I spent Wednesday night into Thursday at my mother’s house so I could help assemble the Thanksgiving day meal. I wasn’t so much a cook as a cook’s helper; I peeled a shitload of apples and potatoes, washed some counters, cut up some vegetables, stuffed some celery, and did all of the other time consuming grunt work that would have bogged my mum down from making what will inevitably be my death row meal request: her New England style sausage stuffing.
(Does threatening to commit a death row scale crime in jest constitute announcing intent? If so everyone reading this has just become an accessory, SUCKERS. ).
Later that night, after wrestling with the dogs to take a fucking chill pill and sleep despite our strange surroundings, I was really surprised when I shut the guest room light out to see the ceiling start to glow with little plastic stars. I have to admit I had a zen moment staring up at them:
I’d put those stars up when I lived at home, and more than ten years later (going on fifteen, I think?) they’re still there. I told my parents I was glad to see them, and my stepfather said he liked them there, that it was a nostalgia thing having them on the ceiling. His son had them, I think his daughter had them, and I had them. It’s a small reminder of what we were like when we were little people as opposed to the quasi-but-barely-functioning adults we’ve become.
Of course, the nostalgia bit prompted my mom to share a doozy of Hillary story that I figure I’ll blab about for your entertainment. As a miniature, I had a Cabbage Patch doll named Lyle Bailey. I mentioned him before in the Creepy Doll post, though he was not THE creepy doll. He was just your standard, run of the mill Cabbage Patch with a big bald dome and a blue onesie pajama.

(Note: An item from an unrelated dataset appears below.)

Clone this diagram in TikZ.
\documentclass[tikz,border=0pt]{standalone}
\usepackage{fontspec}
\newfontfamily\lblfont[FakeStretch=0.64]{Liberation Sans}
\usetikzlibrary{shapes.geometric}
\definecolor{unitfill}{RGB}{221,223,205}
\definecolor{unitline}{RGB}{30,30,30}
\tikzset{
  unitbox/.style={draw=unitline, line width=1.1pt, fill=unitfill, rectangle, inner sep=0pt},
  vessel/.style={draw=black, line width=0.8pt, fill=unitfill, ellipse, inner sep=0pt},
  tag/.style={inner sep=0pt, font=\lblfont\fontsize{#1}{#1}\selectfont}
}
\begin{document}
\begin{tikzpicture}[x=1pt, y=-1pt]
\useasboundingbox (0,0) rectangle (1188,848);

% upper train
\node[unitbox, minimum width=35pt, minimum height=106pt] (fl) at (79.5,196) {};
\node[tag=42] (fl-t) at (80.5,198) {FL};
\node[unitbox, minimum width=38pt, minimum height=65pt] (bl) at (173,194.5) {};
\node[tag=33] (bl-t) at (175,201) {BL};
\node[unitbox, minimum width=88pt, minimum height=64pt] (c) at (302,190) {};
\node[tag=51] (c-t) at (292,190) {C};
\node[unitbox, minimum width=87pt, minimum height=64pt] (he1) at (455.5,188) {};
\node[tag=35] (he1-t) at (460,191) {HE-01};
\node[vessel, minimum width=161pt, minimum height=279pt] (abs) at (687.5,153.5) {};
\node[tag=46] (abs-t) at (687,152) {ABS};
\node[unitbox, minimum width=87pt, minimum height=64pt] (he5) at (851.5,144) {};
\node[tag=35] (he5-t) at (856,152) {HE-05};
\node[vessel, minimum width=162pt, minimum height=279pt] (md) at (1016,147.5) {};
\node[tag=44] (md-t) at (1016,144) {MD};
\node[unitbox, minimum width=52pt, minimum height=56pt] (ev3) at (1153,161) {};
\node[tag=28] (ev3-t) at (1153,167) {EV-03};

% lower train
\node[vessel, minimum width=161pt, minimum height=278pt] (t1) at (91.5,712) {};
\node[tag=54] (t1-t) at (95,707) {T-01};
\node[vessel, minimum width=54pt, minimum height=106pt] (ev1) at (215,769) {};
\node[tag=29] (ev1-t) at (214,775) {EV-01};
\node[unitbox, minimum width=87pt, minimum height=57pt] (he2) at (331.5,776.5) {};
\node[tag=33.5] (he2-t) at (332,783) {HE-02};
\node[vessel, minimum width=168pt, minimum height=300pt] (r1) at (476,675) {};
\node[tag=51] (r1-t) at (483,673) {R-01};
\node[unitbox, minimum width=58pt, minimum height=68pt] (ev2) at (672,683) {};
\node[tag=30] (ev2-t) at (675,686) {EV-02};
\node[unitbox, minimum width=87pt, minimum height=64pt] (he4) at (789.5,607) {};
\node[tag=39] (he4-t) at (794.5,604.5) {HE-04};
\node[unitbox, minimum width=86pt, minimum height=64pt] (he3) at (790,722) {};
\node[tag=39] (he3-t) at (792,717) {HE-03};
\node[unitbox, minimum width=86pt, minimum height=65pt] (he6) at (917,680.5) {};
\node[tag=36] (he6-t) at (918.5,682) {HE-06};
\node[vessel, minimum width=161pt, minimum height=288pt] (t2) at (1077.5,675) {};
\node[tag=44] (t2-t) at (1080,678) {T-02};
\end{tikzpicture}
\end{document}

Now, keep in mind this was the early 80’s, so Cabbage Patch Kids were the “stand in line for hours and kill your neighbors if they cut in front of you” toy. To get one, you had to know someone in the industry (Child World employees were all the rage in ’82), threaten others with severed horse heads, or trade your prison cigarettes and first born male child. Possibly all of the above. Every kid in the universe wanted a Crappage Patch doll from Santa, and some parents had to take offers they simply couldn’t refuse to provide for their needy spawnlings. My parents were no different.
The good news was, their mafioso level antics of procuring me a Cabbage Patch kid paid off. I loved the damn thing. When Laren wasn’t being dragged around, Lyle Bailey was, and to this day I remember the weird baby powder perfume smell they chemically infused his head with. It was too sweet and slightly plasticky, and I’d sniff him almost like I was huffing paint.
Fast forward a little to a grocery store adventure with mom, me, and Lyle Bailey. I was four, and thus old enough to not have to ride in the carriage if I didn’t want to. How foolish I was, opting out of that awesome little shopping cart seat. I wish they had adult sized ones now. I’d make Dave push me around. AHEM. ANYWAY. So yeah, mom was pushing the carriage and doing the aisle sweeps thing people do when they’re grocery shopping, and I was tottering behind her actually quiet for once. That was when she noticed the people walking the opposite way from her, as in those who could see past her to the small Hillary behind, smiling and laughing.
Slow motion spin, the knots forming in the pit of her stomach, because she just knew I was doing something awful. And oh was I! I’d tugged my shirt down to my navel and had shoved Lyle Bailey up to my four-year-old booblet. My mother’s eyes bugged out and she shriek-asked what I was doing, and in a very loud, very proud voice, I announced to all of Shaws Supermarket that I WAS BREASTFEEDING LYLE BAILEY.
I had an aunt who’d recently had a baby, and I’d seen the breastfeeding bit, and . . . yeah. I think I had the luckiest Cabbage Patch Kid in the world. I took real good care of him, yes I did. The studio audience at Shaws was wildly entertained, and I don’t know if Mom laughed or was utterly mortified, but I was told very firmly that that was not an appropriate thing to do with my doll in public. I don’t really remember how I took that news, but I was sort of a shithead as a kid so I probably Hulked out and screamed or something.
I think Mom still has the Lyle Bailey doll upstairs in the den closet. At least, I think I spied him when I was in a search for a laptop cord sometime last year. I leave him with her, because I’d hate for one of my dogs to accidentally maul a 30 year old doll, and by all accounts, Lyle Bailey went through a lot under my ministrations. He deserves a peaceful, quiet retirement. At least I can confidently say now that I’d never ever breastfeed a Cabbage Patch Kid in public.
At home? Well. I can make no promises. And that’s why Lyle Bailey has to stay away.